Mais si nous voulons vraiment marcher derrière lui, trois attitudes sont requises de nous : deux d’entre elles impliquent des ruptures : se renier, prendre sa croix ; et la troisième sera une relation durable de disciple à Maître, étalée sur le temps de toute une vie : suivre Jésus. « Prendre sa croix » est une image, mais l’image va loin : à l’horizon se profilent les gibets, que l’on connaissait trop bien à Jérusalem depuis le début de l’occupation romaine.
Prendre sa croix aujourd’hui, c’est accepter pour demain, s’il le faut, de prendre des risques par amour pour le Christ, mais en sachant que Celui qui marche devant a assumé le premier l’existence risquée qu’il nous offre, sans autre raison que son amour pour nous.
Et celui qui prend sa croix commence à vivre, en suivant le Maître, une étrange folie qui est la plus douce des sagesses. Il se met à perdre l’avoir, le valoir, le pouvoir ; il se perd lui-même des yeux, n’ayant de regard que pour Celui qui marche devant. Il perd « son âme » (sa nefesh), c’est-à-dire sa vie liée à un corps, mais surtout l’autonomie de son moi volontaire, capable de vibrer à tout bonheur. Il perd sa vie, sans rien tuer en lui-même, mais en vivant son temps d’homme au compte de Dieu. Il perd sa vie en tant que sienne, parce qu’il laisse Dieu libre de la prendre pour la survolter ou pour l’enfouir, pour en faire une parole ou un silence. Et voilà « l’admirable échange » : l’homme s’est fait perdant et il a gagné ; il s’est laissé gagner par Dieu. Souvent il a perdu ce qui fait courir le monde ; mais il a trouvé son âme, il a trouvé sa vie, il s’est trouvé luimême en Dieu et selon Dieu, il a trouvé Dieu. Il ne servirait à rien de laisser dans le monde une traînée de puissance : ce que le Christ nous demande, c’est de creuser un sillon de bonté, et d’aller à Dieu par le chemin de l’amour, et donc du don de soi. La suite du Christ pauvre de lui-même implique pour nous une nouvelle relation à l’œuvre de nos mains et à la durée de notre propre vie : « Fais-nous savoir comment compter nos jours ; que nous venions de cœur à la sagesse ! » (Ps 90, 12). Il ne s’agit pas d’une perception maladive du temps qui passe et qui s’écoule, mais il s’agit d’insérer notre vie chaque jour dans le projet de Dieu, de décréter pour nous l’état d’urgence, car « l’amour du Christ est urgent » pour nous et pour le monde.

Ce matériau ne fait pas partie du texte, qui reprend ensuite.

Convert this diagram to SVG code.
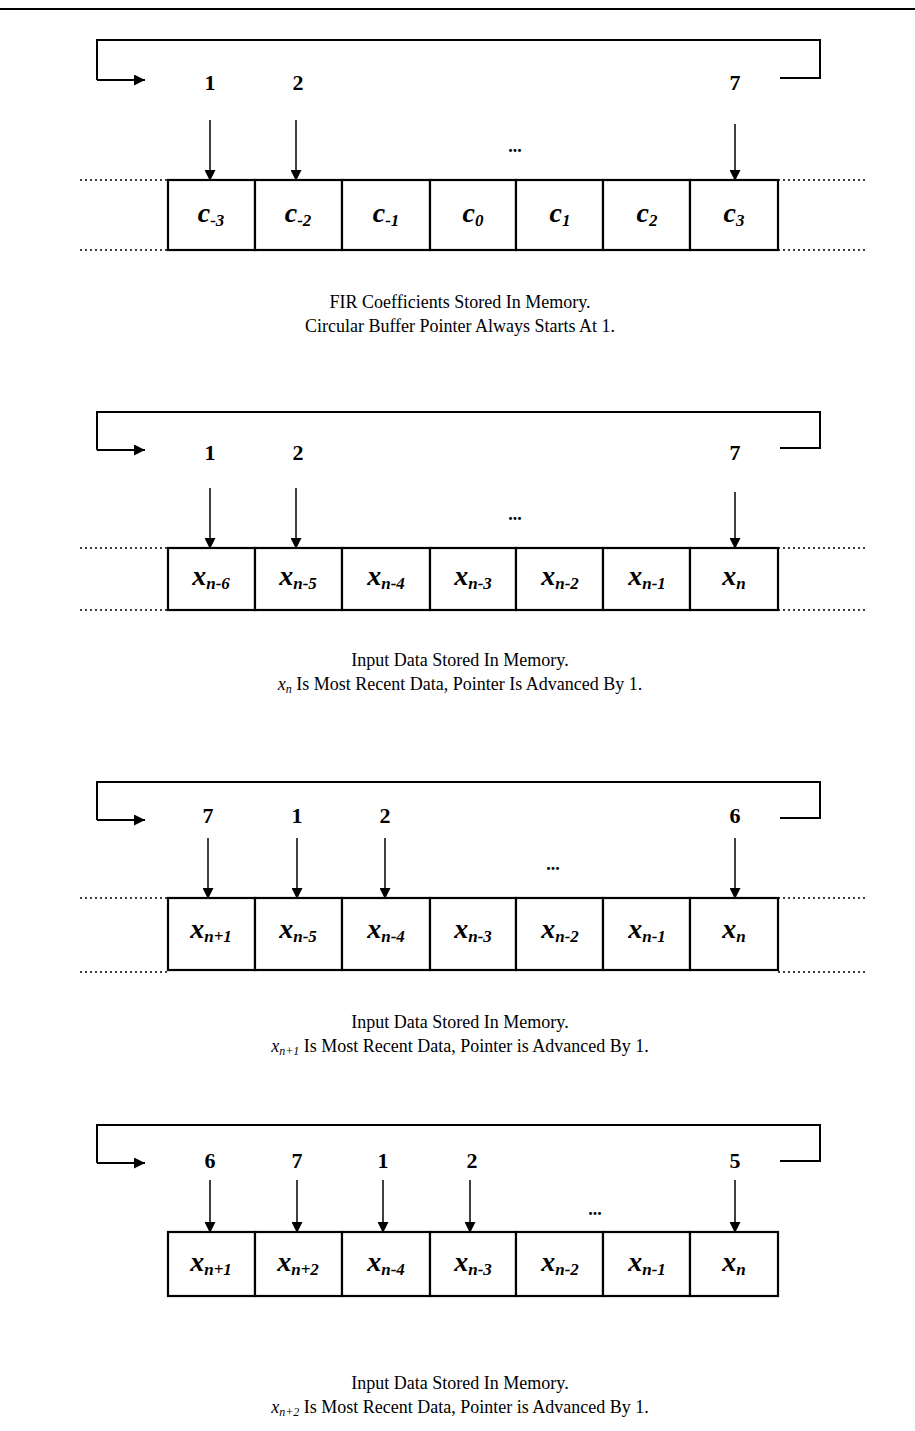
<svg xmlns="http://www.w3.org/2000/svg" width="915" height="1431" viewBox="0 0 915 1431">
<defs>
<marker id="ah" viewBox="0 0 10 10" refX="10" refY="5" markerWidth="11" markerHeight="11" markerUnits="userSpaceOnUse" orient="auto">
<path d="M0,0 L10,5 L0,10 z" fill="#000"/>
</marker>
<style>
.ln{stroke:#000;stroke-width:2;fill:none}
.ptr{stroke:#000;stroke-width:1.5;fill:none}
.dot{stroke:#000;stroke-width:1.5;stroke-dasharray:2 3;fill:none}
.cell{stroke:#000;stroke-width:2.2;fill:#fff}
.num{font-family:"Liberation Serif",serif;font-weight:bold;font-size:22px;text-anchor:middle}
.lbl{font-family:"Liberation Serif",serif;font-weight:bold;font-style:italic;font-size:28px;text-anchor:middle}
.sub{font-size:17px}
.cap{font-family:"Liberation Serif",serif;font-size:18px;text-anchor:middle}
.ell{font-family:"Liberation Serif",serif;font-weight:bold;font-size:18px;text-anchor:middle}
</style>
</defs>
<rect width="915" height="1431" fill="#fff"/>
<line x1="0" y1="9" x2="915" y2="9" stroke="#000" stroke-width="2"/>

<g id="connectors">
<path class="ln" d="M97,80 V40 H820 V78 H780"/>
<line class="ln" x1="97" y1="80" x2="145" y2="80" marker-end="url(#ah)"/>
<line class="ptr" x1="210" y1="120" x2="210" y2="181" marker-end="url(#ah)"/>
<line class="ptr" x1="296" y1="120" x2="296" y2="181" marker-end="url(#ah)"/>
<line class="ptr" x1="735" y1="124" x2="735" y2="181" marker-end="url(#ah)"/>
<path class="ln" d="M97,450 V412 H820 V448 H780"/>
<line class="ln" x1="97" y1="450" x2="145" y2="450" marker-end="url(#ah)"/>
<line class="ptr" x1="210" y1="488" x2="210" y2="549" marker-end="url(#ah)"/>
<line class="ptr" x1="296" y1="488" x2="296" y2="549" marker-end="url(#ah)"/>
<line class="ptr" x1="735" y1="492" x2="735" y2="549" marker-end="url(#ah)"/>
<path class="ln" d="M97,820 V782 H820 V818 H780"/>
<line class="ln" x1="97" y1="820" x2="145" y2="820" marker-end="url(#ah)"/>
<line class="ptr" x1="208" y1="838" x2="208" y2="899" marker-end="url(#ah)"/>
<line class="ptr" x1="297" y1="838" x2="297" y2="899" marker-end="url(#ah)"/>
<line class="ptr" x1="385" y1="838" x2="385" y2="899" marker-end="url(#ah)"/>
<line class="ptr" x1="735" y1="838" x2="735" y2="899" marker-end="url(#ah)"/>
<path class="ln" d="M97,1163 V1125 H820 V1161 H780"/>
<line class="ln" x1="97" y1="1163" x2="145" y2="1163" marker-end="url(#ah)"/>
<line class="ptr" x1="210" y1="1180" x2="210" y2="1233" marker-end="url(#ah)"/>
<line class="ptr" x1="297" y1="1180" x2="297" y2="1233" marker-end="url(#ah)"/>
<line class="ptr" x1="383" y1="1180" x2="383" y2="1233" marker-end="url(#ah)"/>
<line class="ptr" x1="470" y1="1180" x2="470" y2="1233" marker-end="url(#ah)"/>
<line class="ptr" x1="735" y1="1180" x2="735" y2="1233" marker-end="url(#ah)"/>
</g>

<g id="section1">
<text class="num" x="210" y="90">1</text>
<text class="num" x="298" y="90">2</text>
<text class="num" x="735" y="90">7</text>
<text class="ell" x="515" y="152">...</text>
<path class="dot" d="M80,180 H168 M778,180 H868 M80,250 H168 M778,250 H868"/>
<g id="coef-cells">
<rect class="cell" x="168" y="180" width="87" height="70"/>
<rect class="cell" x="255" y="180" width="87" height="70"/>
<rect class="cell" x="342" y="180" width="88" height="70"/>
<rect class="cell" x="430" y="180" width="86" height="70"/>
<rect class="cell" x="516" y="180" width="87" height="70"/>
<rect class="cell" x="603" y="180" width="87" height="70"/>
<rect class="cell" x="690" y="180" width="88" height="70"/>
<text class="lbl" x="211" y="222">c<tspan class="sub" dy="4">-3</tspan></text>
<text class="lbl" x="298" y="222">c<tspan class="sub" dy="4">-2</tspan></text>
<text class="lbl" x="386" y="222">c<tspan class="sub" dy="4">-1</tspan></text>
<text class="lbl" x="473" y="222">c<tspan class="sub" dy="4">0</tspan></text>
<text class="lbl" x="560" y="222">c<tspan class="sub" dy="4">1</tspan></text>
<text class="lbl" x="647" y="222">c<tspan class="sub" dy="4">2</tspan></text>
<text class="lbl" x="734" y="222">c<tspan class="sub" dy="4">3</tspan></text>
</g>
<text class="cap" x="460" y="308">FIR Coefficients Stored In Memory.</text>
<text class="cap" x="460" y="332">Circular Buffer Pointer Always Starts At 1.</text>
</g>

<g id="section2">
<text class="num" x="210" y="460">1</text>
<text class="num" x="298" y="460">2</text>
<text class="num" x="735" y="460">7</text>
<text class="ell" x="515" y="520">...</text>
<path class="dot" d="M80,548 H168 M778,548 H868 M80,610 H168 M778,610 H868"/>
<rect class="cell" x="168" y="548" width="87" height="62"/>
<rect class="cell" x="255" y="548" width="87" height="62"/>
<rect class="cell" x="342" y="548" width="88" height="62"/>
<rect class="cell" x="430" y="548" width="86" height="62"/>
<rect class="cell" x="516" y="548" width="87" height="62"/>
<rect class="cell" x="603" y="548" width="87" height="62"/>
<rect class="cell" x="690" y="548" width="88" height="62"/>
<text class="lbl" x="211" y="585">x<tspan class="sub" dy="4">n-6</tspan></text>
<text class="lbl" x="298" y="585">x<tspan class="sub" dy="4">n-5</tspan></text>
<text class="lbl" x="386" y="585">x<tspan class="sub" dy="4">n-4</tspan></text>
<text class="lbl" x="473" y="585">x<tspan class="sub" dy="4">n-3</tspan></text>
<text class="lbl" x="560" y="585">x<tspan class="sub" dy="4">n-2</tspan></text>
<text class="lbl" x="647" y="585">x<tspan class="sub" dy="4">n-1</tspan></text>
<text class="lbl" x="734" y="585">x<tspan class="sub" dy="4">n</tspan></text>
<text class="cap" x="460" y="666">Input Data Stored In Memory.</text>
<text class="cap" x="460" y="690"><tspan font-style="italic">x</tspan><tspan font-style="italic" font-size="12" dy="3">n</tspan><tspan dy="-3"> Is Most Recent Data, Pointer Is Advanced By 1.</tspan></text>
</g>

<g id="section3">
<text class="num" x="208" y="823">7</text>
<text class="num" x="297" y="823">1</text>
<text class="num" x="385" y="823">2</text>
<text class="num" x="735" y="823">6</text>
<text class="ell" x="553" y="870">...</text>
<path class="dot" d="M80,898 H168 M778,898 H868 M80,972 H168 M778,972 H868"/>
<rect class="cell" x="168" y="898" width="87" height="72"/>
<rect class="cell" x="255" y="898" width="87" height="72"/>
<rect class="cell" x="342" y="898" width="88" height="72"/>
<rect class="cell" x="430" y="898" width="86" height="72"/>
<rect class="cell" x="516" y="898" width="87" height="72"/>
<rect class="cell" x="603" y="898" width="87" height="72"/>
<rect class="cell" x="690" y="898" width="88" height="72"/>
<text class="lbl" x="211" y="938">x<tspan class="sub" dy="4">n+1</tspan></text>
<text class="lbl" x="298" y="938">x<tspan class="sub" dy="4">n-5</tspan></text>
<text class="lbl" x="386" y="938">x<tspan class="sub" dy="4">n-4</tspan></text>
<text class="lbl" x="473" y="938">x<tspan class="sub" dy="4">n-3</tspan></text>
<text class="lbl" x="560" y="938">x<tspan class="sub" dy="4">n-2</tspan></text>
<text class="lbl" x="647" y="938">x<tspan class="sub" dy="4">n-1</tspan></text>
<text class="lbl" x="734" y="938">x<tspan class="sub" dy="4">n</tspan></text>
<text class="cap" x="460" y="1028">Input Data Stored In Memory.</text>
<text class="cap" x="460" y="1052"><tspan font-style="italic">x</tspan><tspan font-style="italic" font-size="12" dy="3">n+1</tspan><tspan dy="-3"> Is Most Recent Data, Pointer is Advanced By 1.</tspan></text>
</g>

<g id="section4">
<text class="num" x="210" y="1168">6</text>
<text class="num" x="297" y="1168">7</text>
<text class="num" x="383" y="1168">1</text>
<text class="num" x="472" y="1168">2</text>
<text class="num" x="735" y="1168">5</text>
<text class="ell" x="595" y="1215">...</text>
<rect class="cell" x="168" y="1232" width="87" height="64"/>
<rect class="cell" x="255" y="1232" width="87" height="64"/>
<rect class="cell" x="342" y="1232" width="88" height="64"/>
<rect class="cell" x="430" y="1232" width="86" height="64"/>
<rect class="cell" x="516" y="1232" width="87" height="64"/>
<rect class="cell" x="603" y="1232" width="87" height="64"/>
<rect class="cell" x="690" y="1232" width="88" height="64"/>
<text class="lbl" x="211" y="1271">x<tspan class="sub" dy="4">n+1</tspan></text>
<text class="lbl" x="298" y="1271">x<tspan class="sub" dy="4">n+2</tspan></text>
<text class="lbl" x="386" y="1271">x<tspan class="sub" dy="4">n-4</tspan></text>
<text class="lbl" x="473" y="1271">x<tspan class="sub" dy="4">n-3</tspan></text>
<text class="lbl" x="560" y="1271">x<tspan class="sub" dy="4">n-2</tspan></text>
<text class="lbl" x="647" y="1271">x<tspan class="sub" dy="4">n-1</tspan></text>
<text class="lbl" x="734" y="1271">x<tspan class="sub" dy="4">n</tspan></text>
<text class="cap" x="460" y="1389">Input Data Stored In Memory.</text>
<text class="cap" x="460" y="1413"><tspan font-style="italic">x</tspan><tspan font-style="italic" font-size="12" dy="3">n+2</tspan><tspan dy="-3"> Is Most Recent Data, Pointer is Advanced By 1.</tspan></text>
</g>
</svg>
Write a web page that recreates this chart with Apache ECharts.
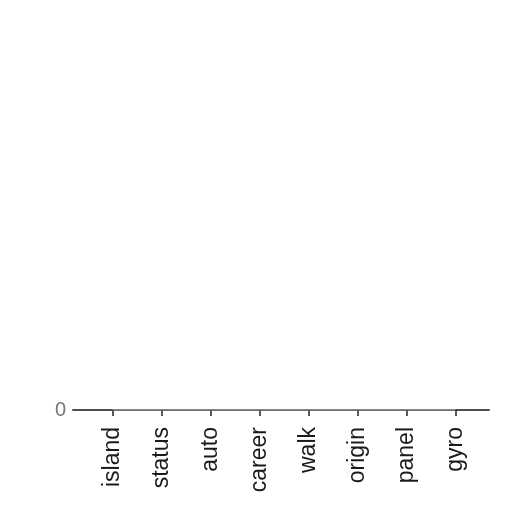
<!DOCTYPE html>
<html>
<head>
<meta charset="utf-8">
<script src="https://cdn.jsdelivr.net/npm/echarts@6/dist/echarts.min.js"></script>
<style>html,body{margin:0;padding:0;background:#fff}#c{width:512px;height:512px}</style>
</head>
<body>
<div id="c"></div>
<script>
const categories = ['island','status','auto','career','walk','origin','panel','gyro'];
const seriesA = [0, 0, 0, 0, 0, 0, 0, 0];
const seriesB = [0, 0, 0, 0, 0, 0, 0, 0];
const yTicks = [0, 1];

const chart = echarts.init(document.getElementById('c'));
chart.setOption({
  animation: false,
  backgroundColor: '#ffffff',
  grid: [
    {left: 73, right: 23, top: 400, bottom: 102},
    {left: 88, right: 32, top: 400, bottom: 102}
  ],
  xAxis: [
    {
      type: 'category', gridIndex: 0, data: categories, boundaryGap: true,
      axisLine: {show: true, lineStyle: {color: '#4a4f55', width: 2}},
      axisTick: {show: false}, axisLabel: {show: false}
    },
    {
      type: 'category', gridIndex: 1, data: categories, boundaryGap: true,
      axisLine: {show: false},
      axisTick: {show: true, alignWithLabel: true, length: 6, inside: false, lineStyle: {color: '#222', width: 1.5}},
      axisLabel: {show: true, rotate: 90, color: '#1a1a1a', fontSize: 23, fontFamily: 'Liberation Sans', margin: 17, interval: 0}
    }
  ],
  yAxis: [
    {
      type: 'value', gridIndex: 0, min: yTicks[0], max: yTicks[yTicks.length - 1], interval: 1,
      axisLine: {show: false}, axisTick: {show: false}, splitLine: {show: false},
      axisLabel: {show: true, showMinLabel: true, showMaxLabel: false, color: '#777', fontSize: 20,
        fontFamily: 'Liberation Sans', margin: 7, verticalAlign: 'middle',
        formatter: v => (v === 0 ? '0' : '')}
    },
    {
      type: 'value', gridIndex: 1, min: yTicks[0], max: yTicks[yTicks.length - 1], interval: 1,
      axisLine: {show: false}, axisTick: {show: false}, splitLine: {show: false}, axisLabel: {show: false}
    }
  ],
  series: [
    {type: 'line', xAxisIndex: 1, yAxisIndex: 1, data: seriesA, symbol: 'none', lineStyle: {color: '#6a8fb5', width: 1}},
    {type: 'line', xAxisIndex: 1, yAxisIndex: 1, data: seriesB, symbol: 'none', lineStyle: {color: '#c9a27a', width: 1}}
  ]
});
</script>
</body>
</html>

Toutefois, avant même de mobiliser nos forces vives, l’essentiel est de laisser faire Dieu, de laisser Dieu Trinité nous aimer autant qu’il veut nous aimer ; car il veut être en nous la source de tout don, de toute réponse, de toute fidélité, comme il est déjà la source de la vie éternelle. L’Esprit est là, qui murmure en nous : « Viens vers le Père ! » et qui nous montre chaque jour Jésus marchant sur la route, là, devant nous, tout près, sans se retourner.